Wregas Bhanuteja mengaku bangga atas terpilihnya Para Perasuk di Sundance. Menurutnya, pencapaian ini menjadi momen penting dalam perjalanan kariernya sebagai sineas. “Saya sangat bersyukur bisa mendapatkan apresiasi seperti ini, benar-benar di luar dugaan,” ujarnya saat ditemui dalam sebuah konferensi pers.
Kehadiran film ini diharapkan mampu memberikan dampak positif bagi perkembangan industri perfilman Indonesia sekaligus membawa cerita-cerita lokal ke panggung global. Melalui partisipasi di festival internasional seperti Sundance, Wregas berharap Para Perasuk dapat menampilkan kekayaan budaya Indonesia kepada audiens mancanegara serta menawarkan sudut pandang segar dalam ranah film drama internasional.
Sinopsis dan Karakter Utama
Kisah film ini berpusat di Desa Latas, sebuah desa rekaan yang memiliki tradisi khas berupa perayaan kerasukan. Bagi masyarakat setempat, kerasukan bukan hal yang ditakuti, melainkan dirayakan sebagai bagian dari pesta hiburan dengan tarian, musik, dan lantunan mantra. Dalam ritual tersebut, hadir sosok perasuk yang bertugas menyalurkan roh binatang ke dalam tubuh para pelamun, sebutan bagi warga yang mengikuti prosesi tersebut.

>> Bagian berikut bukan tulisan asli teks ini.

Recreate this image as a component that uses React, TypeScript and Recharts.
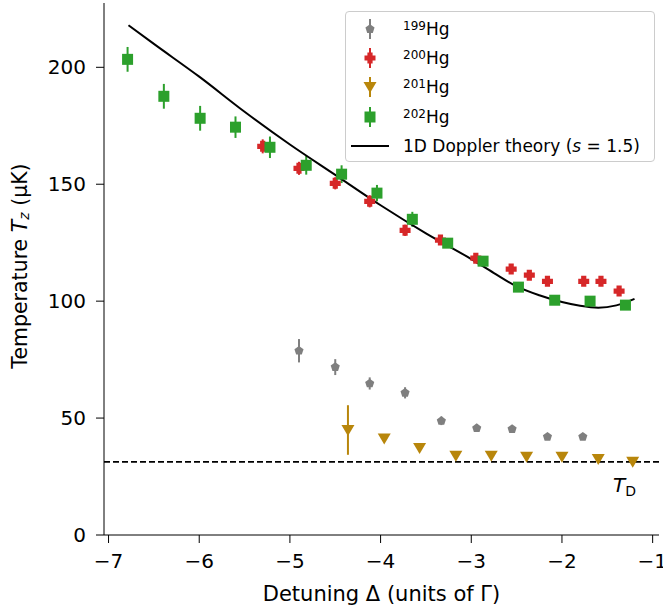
import {
  ComposedChart,
  Scatter,
  Line,
  XAxis,
  YAxis,
  ErrorBar,
  ReferenceLine,
  Legend,
} from 'recharts';

const FONT = '"DejaVu Sans", sans-serif';

// 199Hg
const hg199X = [-4.9, -4.5, -4.12, -3.73, -3.33, -2.94, -2.55, -2.16, -1.77];
const hg199Y = [78.8, 71.8, 64.8, 60.8, 48.8, 45.7, 45.3, 42.0, 42.0];
const hg199E = [5.0, 3.4, 2.6, 2.4, 1.8, 1.6, 1.4, 1.2, 1.2];

// 200Hg
const hg200X = [-5.3, -4.9, -4.5, -4.12, -3.73, -3.34, -2.95, -2.56, -2.36, -2.16, -1.76, -1.57, -1.37];
const hg200Y = [166.2, 156.8, 150.4, 142.7, 130.3, 126.1, 118.4, 113.7, 111.1, 108.5, 108.5, 108.5, 104.3];
const hg200E = [3.0, 2.8, 2.6, 2.6, 2.4, 2.0, 2.0, 2.0, 2.0, 1.8, 1.8, 1.8, 1.8];

// 201Hg
const hg201X = [-4.36, -3.96, -3.57, -3.17, -2.78, -2.39, -2.0, -1.6, -1.22];
const hg201Y = [44.9, 41.3, 37.2, 33.9, 33.9, 33.5, 33.5, 32.5, 31.3];
const hg201E = [10.6, 1.0, 1.0, 1.0, 1.0, 1.0, 1.0, 1.0, 1.0];

// 202Hg
const hg202X = [-6.79, -6.39, -5.99, -5.6, -5.22, -4.82, -4.43, -4.04, -3.65, -3.26, -2.87, -2.48, -2.08, -1.69, -1.3];
const hg202Y = [203.4, 187.6, 178.2, 174.4, 165.8, 158.1, 154.3, 146.2, 135.0, 124.8, 117.1, 106.0, 100.4, 100.0, 98.3];
const hg202E = [5.3, 5.3, 5.3, 4.6, 4.6, 4.0, 3.8, 3.5, 3.2, 2.0, 1.5, 1.2, 1.0, 1.0, 1.0];

// theory curve
const theoryX = [-6.78, -6.5, -6.0, -5.5, -5.0, -4.5, -4.0, -3.5, -3.0, -2.75, -2.5, -2.25, -2.0, -1.8, -1.6, -1.4, -1.2];
const theoryY = [218, 210, 196, 181, 167, 154, 141, 129, 118, 112, 106.3, 102.5, 99.6, 98, 97.2, 98.2, 101];

const T_DOPPLER = 31.3;

const xTicks = [-7, -6, -5, -4, -3, -2, -1];
const yTicks = [0, 50, 100, 150, 200];

const GRAY = '#7f7f7f';
const RED = '#d62728';
const GOLD = '#b8860b';
const GREEN = '#2ca02c';

const zip = (xs: number[], ys: number[], es?: number[]) =>
  xs.map((x, i) => ({ x, y: ys[i], e: es ? es[i] : 0 }));

const d199 = zip(hg199X, hg199Y, hg199E);
const d200 = zip(hg200X, hg200Y, hg200E);
const d201 = zip(hg201X, hg201Y, hg201E);
const d202 = zip(hg202X, hg202Y, hg202E);
const theory = zip(theoryX, theoryY);

function pentagon(cx: number, cy: number, r: number) {
  const pts = [];
  for (let i = 0; i < 5; i++) {
    const a = -Math.PI / 2 + (i * 2 * Math.PI) / 5;
    pts.push(`${cx + r * Math.cos(a)},${cy + r * Math.sin(a)}`);
  }
  return pts.join(' ');
}

const Pent = ({ cx, cy }: any) => <polygon points={pentagon(cx, cy, 4.8)} fill={GRAY} />;

const Plus = ({ cx, cy }: any) => {
  const a = 5.5;
  const t = 2.6;
  const pts = [
    [-t, -a], [t, -a], [t, -t], [a, -t], [a, t], [t, t], [t, a], [-t, a], [-t, t], [-a, t], [-a, -t], [-t, -t],
  ]
    .map(([dx, dy]) => `${cx + dx},${cy + dy}`)
    .join(' ');
  return <polygon points={pts} fill={RED} />;
};

const TriDown = ({ cx, cy }: any) => (
  <polygon points={`${cx - 6.5},${cy - 5} ${cx + 6.5},${cy - 5} ${cx},${cy + 6}`} fill={GOLD} />
);

const Square = ({ cx, cy }: any) => <rect x={cx - 5.5} y={cy - 5.5} width={11} height={11} fill={GREEN} />;

const fmt = (v: number) => String(v).replace('-', '\u2212');

function LegendMarker({ kind }: { kind: string }) {
  if (kind === 'line') {
    return (
      <svg width={48} height={24} style={{ display: 'block' }}>
        <line x1={5} x2={43} y1={12} y2={12} stroke="#000" strokeWidth={2} />
      </svg>
    );
  }
  const c = kind === 'g' ? GRAY : kind === 'r' ? RED : kind === 'o' ? GOLD : GREEN;
  return (
    <svg width={48} height={24} style={{ display: 'block' }}>
      <line x1={24} x2={24} y1={2} y2={22} stroke={c} strokeWidth={2} />
      {kind === 'g' && <Pent cx={24} cy={12} />}
      {kind === 'r' && <Plus cx={24} cy={12} />}
      {kind === 'o' && <TriDown cx={24} cy={12} />}
      {kind === 's' && <Square cx={24} cy={12} />}
    </svg>
  );
}

function renderLegend() {
  const sup = (s: string) => <sup style={{ fontSize: 12, verticalAlign: 'top', position: 'relative', top: -3 }}>{s}</sup>;
  const rows: [string, any][] = [
    ['g', <>{sup('199')}Hg</>],
    ['r', <>{sup('200')}Hg</>],
    ['o', <>{sup('201')}Hg</>],
    ['s', <>{sup('202')}Hg</>],
    ['line', <>1D Doppler theory (<i>s</i> = 1.5)</>],
  ];
  return (
    <div
      style={{
        width: 310,
        height: 151,
        border: '1px solid #cccccc',
        borderRadius: 4,
        background: 'rgba(255,255,255,0.85)',
        fontFamily: FONT,
        fontSize: 17,
        color: '#000',
        boxSizing: 'border-box',
        paddingTop: 2,
        textAlign: 'left',
      }}
    >
      {rows.map(([k, label], i) => (
        <div key={i} style={{ display: 'flex', alignItems: 'center', height: 29.3 }}>
          <div style={{ width: 57 }}>
            <LegendMarker kind={k} />
          </div>
          <span style={{ whiteSpace: 'nowrap', lineHeight: '20px' }}>{label}</span>
        </div>
      ))}
    </div>
  );
}

const YLabel = ({ viewBox }: any) => {
  const cx = 20;
  const cy = viewBox.y + viewBox.height / 2 - 3;
  return (
    <text
      x={cx}
      y={cy}
      transform={`rotate(-90 ${cx} ${cy})`}
      textAnchor="middle"
      dominantBaseline="central"
      fontFamily={FONT}
      fontSize={20.5}
      fill="#000"
    >
      Temperature <tspan fontStyle="italic">T</tspan>
      <tspan fontStyle="italic" fontSize={14} dy={4}>z</tspan>
      <tspan dy={-4}> (μK)</tspan>
    </text>
  );
};

const XLabel = ({ viewBox }: any) => (
  <text
    x={viewBox.x + viewBox.width / 2}
    y={601}
    textAnchor="middle"
    fontFamily={FONT}
    fontSize={21}
    fill="#000"
  >
    Detuning Δ (units of Γ)
  </text>
);

const TDLabel = ({ viewBox }: any) => {
  const x = viewBox.x + viewBox.width - 46;
  const y = viewBox.y + 30;
  return (
    <text x={x} y={y} fontFamily={FONT} fontSize={20} fill="#000">
      <tspan fontStyle="italic">T</tspan>
      <tspan fontSize={14} dy={4}>D</tspan>
    </text>
  );
};

export default function App() {
  return (
    <div style={{ position: 'absolute', left: 0, top: 0, background: '#fff' }}>
      <ComposedChart width={663} height={614} margin={{ top: 3, right: 4, left: 0, bottom: 0 }}>
        <XAxis
          dataKey="x"
          type="number"
          domain={[-7.05, -0.93]}
          ticks={xTicks}
          tickFormatter={fmt}
          allowDataOverflow
          height={79}
          stroke="#000"
          tickSize={8}
          tickMargin={11}
          tick={{ fill: '#000', fontSize: 20, fontFamily: FONT }}
          label={<XLabel />}
        />
        <XAxis xAxisId="top" orientation="top" type="number" domain={[-7.05, -0.93]} height={0} tick={false} tickLine={false} stroke="#000" />
        <YAxis
          dataKey="y"
          type="number"
          domain={[0, 227.5]}
          ticks={yTicks}
          allowDataOverflow
          width={104}
          stroke="#000"
          tickSize={8}
          tickMargin={10}
          tick={{ fill: '#000', fontSize: 20, fontFamily: FONT }}
          label={<YLabel />}
        />
        <YAxis yAxisId="right" orientation="right" type="number" domain={[0, 227.5]} width={0} tick={false} tickLine={false} stroke="#000" />
        <ReferenceLine y={T_DOPPLER} stroke="#000" strokeWidth={1.8} strokeDasharray="6 3" label={<TDLabel />} />
        <Scatter name="199Hg" data={d199} shape={<Pent />} isAnimationActive={false}>
          <ErrorBar dataKey="e" direction="y" width={0} stroke={GRAY} strokeWidth={2} />
        </Scatter>
        <Scatter name="200Hg" data={d200} shape={<Plus />} isAnimationActive={false}>
          <ErrorBar dataKey="e" direction="y" width={0} stroke={RED} strokeWidth={2} />
        </Scatter>
        <Scatter name="201Hg" data={d201} shape={<TriDown />} isAnimationActive={false}>
          <ErrorBar dataKey="e" direction="y" width={0} stroke={GOLD} strokeWidth={2} />
        </Scatter>
        <Scatter name="202Hg" data={d202} shape={<Square />} isAnimationActive={false}>
          <ErrorBar dataKey="e" direction="y" width={0} stroke={GREEN} strokeWidth={2} />
        </Scatter>
        <Line
          data={theory}
          dataKey="y"
          type="monotone"
          stroke="#000"
          strokeWidth={2}
          dot={false}
          activeDot={false}
          isAnimationActive={false}
        />
        <Legend
          content={renderLegend}
          layout="vertical"
          align="center"
          verticalAlign="middle"
          wrapperStyle={{ position: 'absolute', left: 345, top: 11, width: 'auto', height: 'auto' }}
        />
      </ComposedChart>
    </div>
  );
}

Tokoh utama dalam film ini adalah Bayu yang diperankan oleh Angga Yunanda, seorang pemuda dengan impian menjadi perasuk. Ia memiliki rival bernama Ananto (Bryan Domani), serta sahabat setia Pawit (Chicco Kurniawan) yang selalu mendukung langkahnya. Sementara itu, Maudy Ayunda memerankan Laksmi, seorang pelamun yang kecanduan pengalaman kerasukan. Kehadiran berbagai roh binatang, mulai dari bulus hingga kerbau, menghadirkan sensasi kerasukan yang berbeda-beda dan membawa penonton ke dalam nuansa halusinatif yang magis.
Tema dan Pesan Film
Para Perasuk mengangkat tema kerasukan yang berakar kuat pada budaya lokal. Meski demikian, Wregas menegaskan bahwa film ini tidak semata-mata menonjolkan unsur horor, melainkan menyajikan kisah fiktif yang merefleksikan hubungan manusia dengan obsesi dan ambisi yang kerap mengalahkan kedekatan dengan orang-orang terdekat.
Melalui tema tersebut, Wregas mengajak penonton untuk melakukan perenungan. Ia menyampaikan, “Saat kita terlalu haus akan kekuasaan, pengakuan, atau kekuatan, sering kali kita lupa pada mereka yang sebenarnya peduli dan menyayangi kita.” Pesan ini menjadi ajakan agar penonton tetap menjaga kepekaan terhadap lingkungan sekitar sembari terus mengejar mimpi.